With this same token, the act of a man who willfully passes by a drowning child though morally appalling in itself does not invite any legal sanction since by law, he owes no parental obligation to the child to rescue it. This is precisely the way lawyer’s view facts that the non-lawyers may not and exactly why lawyers are said to be liars. It ridicules the non-lawyers sense of justice that such a man would be allowed to go scot-free.

As further proof that lawyers are not the “liars” they are imagined to be, the legal profession holds lawyers to the highest ethical standards. If they ever go against these standards, it could become grounds of professional misconduct leading to disbarment. A lawyer is forbidden from manifesting falsehood. If he tells a lie on oath, that is perjury (a serious offense in law), pressures his witnesses into telling lies in court and is suborning (a graver offense).

(2) Are lawyer’s Gentlemen?

If you have ever been within the hallowed temple of justice and seen the machinery of justice in motion, you could be forgiven for thinking lawyers were more warriors than gentlemen. Ours is an adversarial system of justice where lawyers are enjoined to swoop down their opponents in courts like hawks. In their representation of clients in the courthouse, lawyer’s go at each other before an impartial umpire until one is adjudged to be the winner. Such a contest rarely makes room for the “soft”. Lawyers are to always act tough and aggressive. Be anything less and you’ll attract the ire of your clients. But when outside the courtroom, every lawyer is a gentleman of the bar. We exude esprit de corps and like comrades we’ll stand up for each other. Take for instance the threat of the NBA to boycott courts in Nigeria over the arrest of Judges by the DSS. That is standing up. 

(3) Do all law graduates have specialty in law?

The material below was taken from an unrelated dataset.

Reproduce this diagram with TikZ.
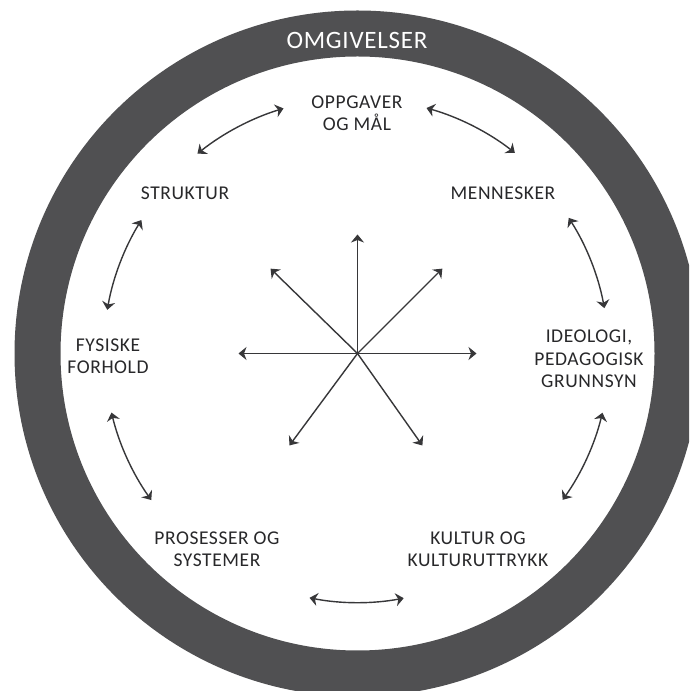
\documentclass[tikz,border=0pt]{standalone}
\usepackage{fontspec}
\setmainfont{Carlito}
\newfontfamily\labfont[LetterSpace=3]{Carlito}
\usetikzlibrary{arrows.meta,calc}
\definecolor{ringgray}{RGB}{80,80,82}
\definecolor{inkgray}{RGB}{55,55,57}
\definecolor{txtgray}{RGB}{40,40,42}
\begin{document}
\begin{tikzpicture}[x=1pt,y=1pt,
  link/.style={draw=inkgray,line width=1.4pt,{Stealth[length=8pt,width=13pt,inset=2.5pt]}-{Stealth[length=8pt,width=13pt,inset=2.5pt]}},
  ray/.style={draw=inkgray,line width=1.4pt,-{Stealth[length=8pt,width=13pt,inset=2.5pt]}},
  lab/.style={text=txtgray,font=\labfont\fontsize{19.5}{22.4}\selectfont,align=center,inner sep=0pt},
  titlelab/.style={text=white,font=\labfont\fontsize{25}{28}\selectfont,inner sep=0pt}]
\useasboundingbox (0,0) rectangle (689,691);
\clip (0,0) rectangle (689,691);
\fill[white] (0,0) rectangle (689,691);
\coordinate (c) at (357.5,337.5);
\fill[ringgray,even odd rule] (c) circle[radius=343] (c) circle[radius=297];
\node[titlelab] (omg) at (357,651) {OMGIVELSER};
% labels
\node[lab] (opp) at (357,578) {OPPGAVER\\OG MÅL};
\node[lab] (str) at (185,498) {STRUKTUR};
\node[lab] (men) at (503,498) {MENNESKER};
\node[lab] (fys) at (108,334.5) {FYSISKE\\FORHOLD};
\node[lab] (ide) at (589,332) {IDEOLOGI,\\PEDAGOGISK\\GRUNNSYN};
\node[lab] (pro) at (217,141.5) {PROSESSER OG\\SYSTEMER};
\node[lab] (kul) at (478,141.5) {KULTUR OG\\KULTURUTTRYKK};
% star
\coordinate (sN) at ($(c)+(90:119)$);
\coordinate (sE) at ($(c)+(0:119)$);
\coordinate (sW) at ($(c)+(180:119)$);
\coordinate (sNW) at ($(c)+(135.7:121.5)$);
\coordinate (sNE) at ($(c)+(45:120)$);
\coordinate (sSW) at ($(c)+(233.5:114.4)$);
\coordinate (sSE) at ($(c)+(-54.8:112.6)$);
\foreach \t in {sN,sE,sW,sNW,sNE,sSW,sSE} \draw[ray] (c) -- (\t);
% arcs between labels
\coordinate (a1) at ($(c)+(128.7:256)$);
\draw[link] (a1) arc[start angle=128.7,end angle=106.8,radius=256];
\coordinate (a2) at ($(c)+(74.3:255)$);
\draw[link] (a2) arc[start angle=74.3,end angle=51.9,radius=255];
\coordinate (a3) at ($(c)+(32.7:251)$);
\draw[link] (a3) arc[start angle=32.7,end angle=10.4,radius=251];
\coordinate (a4) at ($(c)+(-13.6:252)$);
\draw[link] (a4) arc[start angle=-13.6,end angle=-35.5,radius=252];
\coordinate (a5) at ($(c)+(-101.1:249)$);
\draw[link] (a5) arc[start angle=-101.1,end angle=-79.3,radius=249];
\coordinate (a6) at ($(c)+(-144.6:253)$);
\draw[link] (a6) arc[start angle=-144.6,end angle=-166.5,radius=253];
\coordinate (a7) at ($(c)+(170.1:254)$);
\draw[link] (a7) arc[start angle=170.1,end angle=148.3,radius=254];
\end{tikzpicture}
\end{document}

This one is for our law newbies. I feel awkward sometimes when someone comes to me and asks “so which area of law are you specialized in”. almost all law undergraduate programs impart knowledge of the general principles of law, although some law students may take electives in areas of law that gives them specialized knowledge of those subjects but that doesn’t make them specialists in those areas, In Nigeria, law students graduate after a 5 year undergraduate program to become barristers upon seating the bar exams at the Nigerian law schools. But never once do they graduate as criminal or civil lawyers. They are general legal practitioners but if however they want to specialize in any specific area of law, they can either do so in practice or at a more advanced level of study.

(4) Do lawyers have social lives?

We assume you are one of those outgoing types now contemplating a career in law, one that seems to involve a secluded living in the libraries way from all things social. Lawyers study to be sure (how else could they have earned the appellation of being “learned”) but that is not to say they don’t have a social existence. We socialize to an extent at bar organized events and dinner parties and we know just when to unplug from work to attend to our social lives. There is room enough in the profession to accommodate your sanguinary tendencies. You can even be a publicist or PR.

(5) Are lawyers arrogant?

This is stereotype number two for lawyers and law students.  To find out just how rife and deep it runs even among other non-law undergraduates you only need visit university campuses and hostels where the perception is that lawyers are an arrogant bunch. After all, our claim of being the “only learned profession” among other professions of the moment equates arrogance. It’s almost a lost cause to try to sway this perception of the public about lawyers unless of course we are willing to forswear our claim of learnedness. People should give us all the benefit of the doubt and assess us on our merits without subscribing to deep-seated biases about lawyers. They must afford us our right to a fair hearing.